The Department of Homeland Security this week announced its plan to end the parole program for individuals from Cuba, Haiti, Nicaragua, and Venezuela, and their immediate family members. The program’s termination, which would take effect on April 24, 2025, would also end work authorization for individuals from these countries participating in the program.

What is the CHNV Parole Program?

The Immigration and Nationality Act grants the Secretary of Homeland Security narrow authority to confer “parole status” for individuals into the U.S. “temporarily under such conditions as DHS may prescribe only on a case-by-case basis for urgent humanitarian reasons or significant public benefit.”

The CHNV parole program (for Cuba, Haiti, Nicaragua, Venezuela) was created in 2022 to allow individuals from the four designated countries, and their immediate family members, to request authorization to travel to the United States in order to be considered for parole status. They could then remain in the country for two years under parole status.

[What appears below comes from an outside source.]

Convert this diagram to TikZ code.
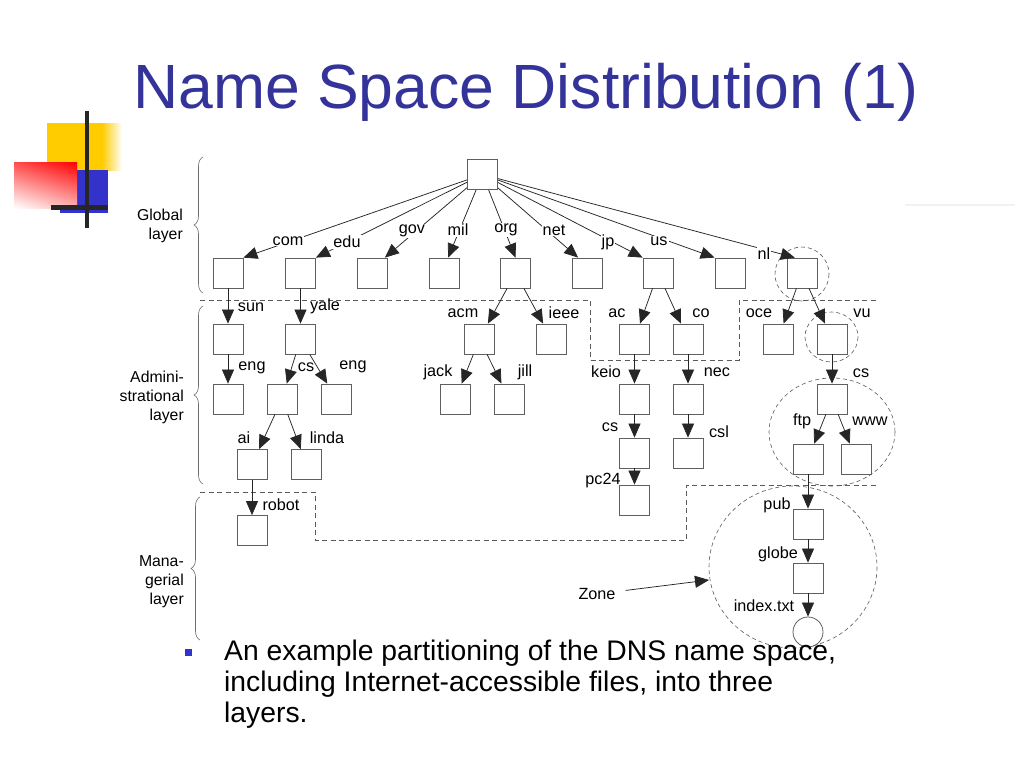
\documentclass[tikz,border=0pt]{standalone}
\usepackage{fontspec}
\setmainfont{Liberation Sans}
\usetikzlibrary{arrows.meta,decorations.pathreplacing,shadings}
\definecolor{titleblue}{RGB}{51,51,153}
\definecolor{bulletblue}{RGB}{51,51,204}
\definecolor{decoyellow}{RGB}{255,204,0}
\definecolor{boxgray}{RGB}{95,95,95}
\definecolor{dashgray}{RGB}{90,90,90}
\definecolor{bracegray}{RGB}{110,110,110}
\begin{document}
\begin{tikzpicture}[x=1pt,y=-1pt]
\tikzset{
 box/.style={draw=boxgray, line width=0.8pt, minimum size=30pt, inner sep=0pt},
 lbl/.style={font=\fontsize{16.2}{18}\selectfont, inner sep=1pt},
 lblw/.style={lbl, fill=white},
 arr/.style={draw=black!85, line width=0.75pt, -{Triangle[length=14pt,width=12pt]}},
 bound/.style={draw=dashgray, line width=0.8pt, dash pattern=on 5pt off 3.5pt},
 zonec/.style={draw=dashgray, line width=0.6pt, dash pattern=on 4pt off 3pt},
 brc/.style={draw=bracegray, line width=0.6pt, decorate, decoration={brace, amplitude=9pt}},
 layertxt/.style={font=\fontsize{15.8}{19}\selectfont, align=right, anchor=east, inner sep=0pt},
 bodytxt/.style={font=\fontsize{28.3}{31}\selectfont, anchor=base west, inner sep=0pt}
}
\useasboundingbox (0,0) rectangle (1024,768);
\fill[white] (0,0) rectangle (1024,768);

% slide decoration
\fill[decoyellow] (47,123) rectangle (102,170);
\shade[left color=decoyellow, right color=white] (102,123) rectangle (122,170);
\fill[bulletblue] (60,170) rectangle (108,213);
\shade[upper left=red!70, upper right=red, lower left=white, lower right=red!30] (14,162) rectangle (77,208);
\fill[black!85] (85,111) rectangle (89,228);
\fill[black!85] (51,205) rectangle (108,210);
\draw[gray!10, line width=2pt] (905,205) -- (1015,205);

% title
\node[anchor=base west, inner sep=0pt, font=\fontsize{62.5}{70}\selectfont, text=titleblue] (title) at (133,108) {Name Space Distribution (1)};

% layer boundaries
\draw[bound] (200,300) -- (590,300) -- (590,360) -- (739,360) -- (739,300) -- (878,300);
\draw[bound] (200,492) -- (315,492) -- (315,540) -- (686,540) -- (686,485) -- (878,485);

% zones
\draw[zonec] (802,274) circle (27);
\draw[zonec] (831.5,337) ellipse [x radius=26.5, y radius=25];
\draw[zonec] (832,432) ellipse [x radius=63, y radius=54];
\draw[zonec] (793,567) ellipse [x radius=84, y radius=81];

% braces and layer names
\draw[brc] (203,293) -- (203,157);
\draw[brc] (203,484) -- (203,306);
\draw[brc] (200,640) -- (200,497);
\node[layertxt] (lglobal) at (183,226) {Global\\layer};
\node[layertxt] (ladmin) at (184,397) {Admini-\\strational\\layer};
\node[layertxt] (lmanag) at (184,582) {Mana-\\gerial\\layer};

% boxes
\node[box] (root) at (482.5,174.5) {};
\node[box] (com) at (228,273) {};
\node[box] (edu) at (300.5,273) {};
\node[box] (gov) at (372,273) {};
\node[box] (mil) at (444,273) {};
\node[box] (org) at (515.5,273) {};
\node[box] (net) at (587,273) {};
\node[box] (jp) at (658,273) {};
\node[box] (us) at (730,273) {};
\node[box] (nl) at (802,273) {};

\node[box] (sun) at (228,339) {};
\node[box] (yale) at (300.5,339) {};
\node[box] (eng1) at (228,399) {};
\node[box] (cs1) at (282,399) {};
\node[box] (eng2) at (336.5,399) {};
\node[box] (ai) at (252,464.5) {};
\node[box] (linda) at (306.5,464.5) {};
\node[box] (robot) at (252,530.5) {};

\node[box] (acm) at (479.5,339) {};
\node[box] (ieee) at (551.5,339) {};
\node[box] (jack) at (455.5,399) {};
\node[box] (jill) at (509,399) {};

\node[box] (ac) at (634.5,339) {};
\node[box] (co) at (688,339) {};
\node[box] (keio) at (634.5,399) {};
\node[box] (nec) at (688,399) {};
\node[box] (cs2) at (634.5,453) {};
\node[box] (csl) at (688,453) {};
\node[box] (pc24) at (634.5,500) {};

\node[box] (oce) at (778,339) {};
\node[box] (vu) at (832,339) {};
\node[box] (cs3) at (832,399) {};
\node[box] (ftp) at (808,459) {};
\node[box] (www) at (856,459) {};
\node[box] (pub) at (808,524) {};
\node[box] (globe) at (808,578) {};
\node[draw=boxgray, line width=0.8pt, circle, minimum size=30pt, inner sep=0pt] (idx) at (808,632) {};

% edges from root
\draw[arr] (root) -- (com.north east);
\draw[arr] (root) -- (edu.north east);
\draw[arr] (root) -- (gov.50);
\draw[arr] (root) -- (mil.75);
\draw[arr] (root) -- (org.north);
\draw[arr] (root) -- (net.120);
\draw[arr] (root) -- (jp.north west);
\draw[arr] (root) -- (us.north west);
\draw[arr] (root) -- (nl.115);

\node[lblw] (tcom) at (288,241) {com};
\node[lblw] (tedu) at (347,242) {edu};
\node[lblw] (tgov) at (412,231) {gov};
\node[lblw] (tmil) at (458,230) {mil};
\node[lblw] (torg) at (506,230) {org};
\node[lblw] (tnet) at (554,230) {net};
\node[lblw] (tjp) at (608,242) {jp};
\node[lblw] (tus) at (659,241) {us};
\node[lblw] (tnl) at (764,254) {nl};

% other edges
\draw[arr] (com) -- (sun);
\draw[arr] (edu) -- (yale);
\draw[arr] (sun) -- (eng1);
\draw[arr] (yale) -- (cs1);
\draw[arr] (yale) -- (eng2);
\draw[arr] (cs1) -- (ai);
\draw[arr] (cs1) -- (linda);
\draw[arr] (ai) -- (robot);
\draw[arr] (org) -- (acm);
\draw[arr] (org) -- (ieee);
\draw[arr] (acm) -- (jack);
\draw[arr] (acm) -- (jill);
\draw[arr] (jp) -- (ac);
\draw[arr] (jp) -- (co);
\draw[arr] (ac) -- (keio);
\draw[arr] (co) -- (nec);
\draw[arr] (keio) -- (cs2);
\draw[arr] (nec) -- (csl);
\draw[arr] (cs2) -- (pc24);
\draw[arr] (nl) -- (oce);
\draw[arr] (nl) -- (vu);
\draw[arr] (vu) -- (cs3);
\draw[arr] (cs3) -- (ftp);
\draw[arr] (cs3) -- (www);
\draw[arr] (ftp) -- (pub);
\draw[arr] (pub) -- (globe);
\draw[arr] (globe) -- (idx);

\node[lbl] (tsun) at (251,307) {sun};
\node[lbl] (tyale) at (325,306) {yale};
\node[lbl] (teng1) at (252,368) {eng};
\node[lbl] (tcs1) at (306,367) {cs};
\node[lbl] (teng2) at (353,367) {eng};
\node[lbl] (tai) at (244,438) {ai};
\node[lbl] (tlinda) at (327,438) {linda};
\node[lbl] (trobot) at (281,505) {robot};
\node[lbl] (tacm) at (463,313) {acm};
\node[lbl] (tieee) at (564,313) {ieee};
\node[lbl] (tjack) at (438,372) {jack};
\node[lbl] (tjill) at (525,372) {jill};
\node[lbl] (tac) at (617,313) {ac};
\node[lbl] (tco) at (701,313) {co};
\node[lbl] (toce) at (759,313) {oce};
\node[lbl] (tvu) at (862,313) {vu};
\node[lbl] (tkeio) at (606,372) {keio};
\node[lbl] (tnec) at (717,372) {nec};
\node[lbl] (tcs2) at (610,427) {cs};
\node[lbl] (tcsl) at (719,432) {csl};
\node[lbl] (tpc24) at (603,481) {pc24};
\node[lbl] (tcs3) at (861,373) {cs};
\node[lbl] (tftp) at (802,421) {ftp};
\node[lbl] (twww) at (870,421) {www};
\node[lbl] (tpub) at (777,505) {pub};
\node[lbl] (tglobe) at (778,554) {globe};
\node[lbl] (tidx) at (764,606) {index.txt};

% zone pointer
\node[lbl] (tzone) at (597,594) {Zone};
\coordinate (ztip) at (709,580);
\draw[arr, shorten <=9pt] (tzone) -- (ztip);

% bullet text
\fill[bulletblue] (185,649) rectangle (192,656);
\node[bodytxt] (b1) at (224,660) {An example partitioning of the DNS name space,};
\node[bodytxt] (b2) at (224,691) {including Internet-accessible files, into three};
\node[bodytxt] (b3) at (224,722) {layers.};
\end{tikzpicture}
\end{document}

This is a different program from DHS’s Temporary Protected Status (TPS).

DHS’s Federal Register posting noted that approximately 532,000 individuals were granted authorization to enter the U.S. under the CHNV program.

Work authorization for individuals in the CHNV program are now set to expire on April 24, 2025.

The Federal Register notice said that, despite ending the CHNV program, the Secretary of Homeland Security retains the discretion to continue to extend parole to any individual in the CHNV program on a case-by-case basis “for urgent humanitarian reasons or significant public benefit.”